How to Merge PDFs and Keep Bookmarks
- 1
Add bookmarked PDFs
Load PDFs that contain bookmarks or a table of contents.
- 2
Arrange document order
Set the sequence. Bookmarks from each file become nested under the file's name in the output.
- 3
Merge with structure
The combined PDF retains all bookmarks, properly offset to reflect new page numbers.
Bookmarks Make Large Documents Usable
A 200-page PDF without bookmarks is painful to navigate. You're stuck scrolling or guessing page numbers. Bookmarks create a clickable table of contents in the PDF reader's sidebar — jump directly to Chapter 3 or Appendix B with one click.
The tricky part about merging bookmarked PDFs is page number offsets. If document A has a bookmark pointing to page 10, and document A starts at page 25 in the merged file, that bookmark needs to point to page 35. The tool handles this math automatically.

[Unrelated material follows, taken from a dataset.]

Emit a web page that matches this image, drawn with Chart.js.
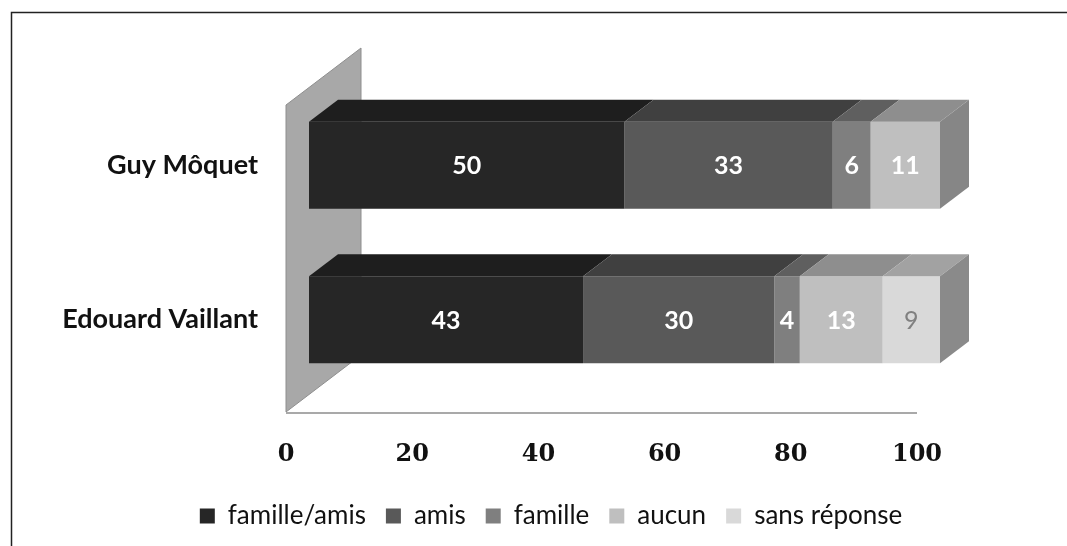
<!DOCTYPE html>
<html>
<head>
<meta charset="utf-8">
<script src="https://cdn.jsdelivr.net/npm/chart.js@4"></script>
<style>
  html, body { margin: 0; padding: 0; background: #fff; }
  #wrap { width: 1067px; height: 546px; }
</style>
</head>
<body>
<div id="wrap"><canvas id="Chart" width="1067" height="546"></canvas></div>
<script>
const categories = ["Guy Môquet", "Edouard Vaillant"];
const seriesNames = ["famille/amis", "amis", "famille", "aucun", "sans réponse"];

const familleAmis = [50, 43];
const amis = [33, 30];
const famille = [6, 4];
const aucun = [11, 13];
const sansReponse = [0, 9];

const xTicks = [0, 20, 40, 60, 80, 100];

const frontColors = ["#262626", "#595959", "#7f7f7f", "#bfbfbf", "#d9d9d9"];
const topColors = ["#1e1e1e", "#404040", "#5f5f5f", "#8e8e8e", "#a2a2a2"];
const sideColors = ["#1a1a1a", "#3a3a3a", "#575757", "#868686", "#8a8a8a"];
const labelColors = ["#ffffff", "#ffffff", "#ffffff", "#ffffff", "#808080"];

const series = [familleAmis, amis, famille, aucun, sansReponse];

// bars are drawn as 100% stacked, labels keep the raw numbers
const totals = categories.map((c, i) => series.reduce((s, arr) => s + arr[i], 0));

const DX = 29, DY = -22;

const threeD = {
  id: "threeD",
  afterLayout(chart) {
    // legend sits centred a bit right of the plot
    const lg = chart.legend;
    lg.left += 81;
    lg.right += 81;
  },
  beforeDatasetsDraw(chart) {
    const ctx = chart.ctx, area = chart.chartArea, xs = chart.scales.x;
    const x0 = xs.getPixelForValue(0), x100 = xs.getPixelForValue(100);
    ctx.save();
    // back wall
    ctx.beginPath();
    ctx.moveTo(x0 - 23, area.top + 17);
    ctx.lineTo(x0 + 52, area.top - 40);
    ctx.lineTo(x0 + 52, area.bottom - 42);
    ctx.lineTo(x0 - 23, area.bottom + 15);
    ctx.closePath();
    ctx.fillStyle = "#a8a8a8";
    ctx.fill();
    ctx.strokeStyle = "#8e8e8e";
    ctx.lineWidth = 1;
    ctx.stroke();
    // floor edge
    ctx.beginPath();
    ctx.moveTo(x0 - 23, area.bottom + 16);
    ctx.lineTo(x100 - 23, area.bottom + 16);
    ctx.strokeStyle = "#a9a9a9";
    ctx.lineWidth = 2;
    ctx.stroke();
    ctx.restore();
  },
  afterDatasetsDraw(chart) {
    const ctx = chart.ctx;
    ctx.save();
    categories.forEach((cat, i) => {
      let last = -1;
      series.forEach((arr, d) => { if (arr[i] > 0) last = d; });
      series.forEach((arr, d) => {
        if (arr[i] <= 0) return;
        const el = chart.getDatasetMeta(d).data[i];
        const p = el.getProps(["x", "y", "base", "height"], true);
        const l = Math.min(p.x, p.base), r = Math.max(p.x, p.base);
        const t = p.y - p.height / 2, b = p.y + p.height / 2;
        ctx.beginPath();
        ctx.moveTo(l, t);
        ctx.lineTo(r, t);
        ctx.lineTo(r + DX, t + DY);
        ctx.lineTo(l + DX, t + DY);
        ctx.closePath();
        ctx.fillStyle = topColors[d];
        ctx.fill();
        if (d === last) {
          ctx.beginPath();
          ctx.moveTo(r, t);
          ctx.lineTo(r + DX, t + DY);
          ctx.lineTo(r + DX, b + DY);
          ctx.lineTo(r, b);
          ctx.closePath();
          ctx.fillStyle = sideColors[d];
          ctx.fill();
        }
        ctx.fillStyle = labelColors[d];
        ctx.font = (d === 4 ? "" : "bold ") + "25px Lato";
        ctx.textAlign = "center";
        ctx.textBaseline = "middle";
        ctx.fillText(String(arr[i]), (l + r) / 2, p.y + 1);
      });
    });
    ctx.restore();
  },
  afterDraw(chart) {
    const ctx = chart.ctx;
    ctx.save();
    ctx.beginPath();
    ctx.moveTo(11.5, 546);
    ctx.lineTo(11.5, 12.5);
    ctx.lineTo(1067, 12.5);
    ctx.strokeStyle = "#222";
    ctx.lineWidth = 1.5;
    ctx.stroke();
    ctx.restore();
  }
};

const data = {
  labels: categories,
  datasets: seriesNames.map((name, d) => ({
    label: name,
    data: series[d].map((v, i) => v / totals[i] * 100),
    backgroundColor: frontColors[d],
    borderWidth: 0,
    categoryPercentage: 0.625,
    barPercentage: 0.9
  }))
};

const config = {
  type: "bar",
  data: data,
  options: {
    indexAxis: "y",
    responsive: false,
    animation: false,
    devicePixelRatio: 1,
    layout: { padding: { top: 88, right: 127, bottom: 7, left: 0 } },
    scales: {
      x: {
        stacked: true,
        min: 0,
        max: 100,
        afterBuildTicks(scale) { scale.ticks = xTicks.map(v => ({ value: v })); },
        afterFit(scale) { scale.height = 86; },
        grid: { display: false, drawTicks: false, tickLength: 0 },
        border: { display: false },
        ticks: {
          labelOffset: -23,
          padding: 43,
          color: "#111",
          font: { family: "DejaVu Serif", weight: "bold", size: 24 }
        }
      },
      y: {
        stacked: true,
        afterFit(scale) { scale.width = 309; },
        grid: { display: false, drawTicks: false, tickLength: 0 },
        border: { display: false },
        ticks: {
          padding: 51,
          color: "#111",
          font: { family: "Lato", weight: "bold", size: 27 }
        }
      }
    },
    plugins: {
      legend: {
        position: "bottom",
        labels: {
          boxWidth: 15,
          boxHeight: 15,
          padding: 20,
          color: "#111",
          font: { family: "Lato", size: 26 }
        }
      },
      tooltip: { enabled: false }
    }
  },
  plugins: [threeD]
};

const myChart = new Chart(document.getElementById("Chart"), config);
</script>
</body>
</html>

Each source document's bookmarks become a top-level section in the merged output. So if you merge a Q1 Report (with its own chapters) and a Q2 Report (with its own chapters), the merged bookmark tree shows Q1 and Q2 as top-level entries with their chapters nested underneath.
Frequently Asked Questions
What if my PDFs don't have bookmarks?
They'll merge normally. Bookmark preservation only matters if the source files already contain bookmarks. No bookmarks in, no bookmarks out.
Can I edit the bookmarks after merging?
The merge tool preserves existing bookmarks but doesn't add an editing interface. To modify bookmarks post-merge, you'd need a PDF editor like Adobe Acrobat.
Do hyperlinks within the PDFs still work?
Internal hyperlinks (like a table of contents linking to a chapter heading) are preserved and updated to reflect new page positions. External URLs continue working as-is.